Trade the list above out for a bit more character development, a bit more world building, and a bit slower pacing and you can have a great heist genre film. Instead we have a shiny rollercoaster, that while fun to watch, leaves you feeling much like you just, well, rode a rollercoaster: fun and twisty but you wouldn’t think much about it after you’re off the ride.
Specifically when it comes to twisty, “bet you didn’t see this coming”movies like this one, often times the reveal calls into question the motivation of characters up until that point. That’s the case here. If Mark Ruffalo is in fact the magician, why does he react so strongly to the tip that his partner might be a plant? He’s playing the part? I don’t really buy it. In this way I think the writers manipulate the audience through character to serve the plot, rather than using the plot to reveal the character. It’s a sort of dishonest storytelling in a way.
The camera movement borders on maniacal - some of the sequences when they’re performing on stage feel like they were captured by strapping a go-pro to a drone and letting a professional drone racer whip around the auditorium. It was a lot. I think locking off shots on a tripod - even if just a few, can build tension and allow the audience to focus on the situation rather than the setting. Camera movement connotes action and undermines empathy (perhaps because as humans we see things from a generally “static” view? this is a working thesis :)).
The premise is great - four magicians come together to rob banks and give the score to the poor. Just wish it was dealt with a little more honesty. The ‘magic’ performed by the four horseman is explained once, which helps with the sense of realism, but a lot of their smaller tricks rely on CGI and don’t have the feeling that they’re possible. Accordingly, the universe that they build feels a little fantastical and, once again, undercuts the reality and empathy.
We don’t know anything about the characters really, other than they’re magicians (cool!), but without some flaws, hopes, dreams, or backstory, we’re just watching them toss around zingers without caring if they succeed or fail. The four leads are likable because they’re charismatic actors, but not for any tangible story reasons.

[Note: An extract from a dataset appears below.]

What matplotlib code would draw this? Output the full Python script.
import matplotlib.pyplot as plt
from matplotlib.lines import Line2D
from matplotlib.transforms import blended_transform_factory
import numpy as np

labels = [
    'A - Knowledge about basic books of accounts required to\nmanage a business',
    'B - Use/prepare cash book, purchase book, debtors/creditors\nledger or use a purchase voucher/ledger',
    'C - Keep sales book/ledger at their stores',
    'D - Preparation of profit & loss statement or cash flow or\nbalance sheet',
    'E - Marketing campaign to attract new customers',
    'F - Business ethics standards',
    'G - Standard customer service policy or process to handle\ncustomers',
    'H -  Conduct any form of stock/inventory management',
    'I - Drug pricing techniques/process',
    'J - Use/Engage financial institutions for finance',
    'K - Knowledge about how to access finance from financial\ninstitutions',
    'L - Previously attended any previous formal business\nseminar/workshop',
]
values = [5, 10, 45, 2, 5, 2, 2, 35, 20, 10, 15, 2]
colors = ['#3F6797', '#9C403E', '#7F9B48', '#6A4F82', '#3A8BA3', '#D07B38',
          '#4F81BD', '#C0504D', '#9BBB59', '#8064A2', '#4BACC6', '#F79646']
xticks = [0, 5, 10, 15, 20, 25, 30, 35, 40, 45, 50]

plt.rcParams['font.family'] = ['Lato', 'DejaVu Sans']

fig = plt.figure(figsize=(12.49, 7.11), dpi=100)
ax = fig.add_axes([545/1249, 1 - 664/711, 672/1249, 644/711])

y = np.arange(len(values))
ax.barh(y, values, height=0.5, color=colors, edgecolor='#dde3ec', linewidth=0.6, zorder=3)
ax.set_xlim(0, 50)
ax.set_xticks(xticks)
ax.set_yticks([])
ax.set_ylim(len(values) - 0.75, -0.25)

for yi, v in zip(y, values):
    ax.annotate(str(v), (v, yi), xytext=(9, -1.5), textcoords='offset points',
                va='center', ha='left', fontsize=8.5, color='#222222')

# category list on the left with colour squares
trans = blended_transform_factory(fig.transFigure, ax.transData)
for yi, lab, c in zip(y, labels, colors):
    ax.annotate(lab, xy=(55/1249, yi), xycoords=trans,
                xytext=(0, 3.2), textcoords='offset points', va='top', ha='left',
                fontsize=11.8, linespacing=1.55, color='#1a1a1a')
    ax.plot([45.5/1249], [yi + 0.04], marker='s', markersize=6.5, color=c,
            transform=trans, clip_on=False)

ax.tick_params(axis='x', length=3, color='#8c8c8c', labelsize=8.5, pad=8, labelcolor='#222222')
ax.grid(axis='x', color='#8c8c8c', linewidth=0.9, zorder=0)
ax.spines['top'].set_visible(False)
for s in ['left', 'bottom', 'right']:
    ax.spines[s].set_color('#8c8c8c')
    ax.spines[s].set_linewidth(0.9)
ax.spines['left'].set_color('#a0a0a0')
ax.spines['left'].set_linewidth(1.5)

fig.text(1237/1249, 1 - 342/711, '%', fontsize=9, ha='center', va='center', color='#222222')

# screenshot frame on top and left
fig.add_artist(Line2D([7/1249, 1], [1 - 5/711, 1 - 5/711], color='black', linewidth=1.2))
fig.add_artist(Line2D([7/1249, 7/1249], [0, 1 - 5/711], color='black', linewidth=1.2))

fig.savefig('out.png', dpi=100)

In a lot of ways the film reminds me of Ocean’s Eleven (vegas-centric ensemble heist), but lacks the whimsy or likability. Here the plot is too twisty and the audience’s perspective and allegiance too divided to be fully effective. Are we on the side of the four horseman or the detective? Both, is the answer, so we don’t root for either side very strongly - if they succeed great, if the detective succeeds, ok. Whenever there’s a fork in the road we’re apathetic as to the direction we take.
Fun, twisty ride. A crunchy funnel-cake of a movie - an entertaining activity but not very nourishing.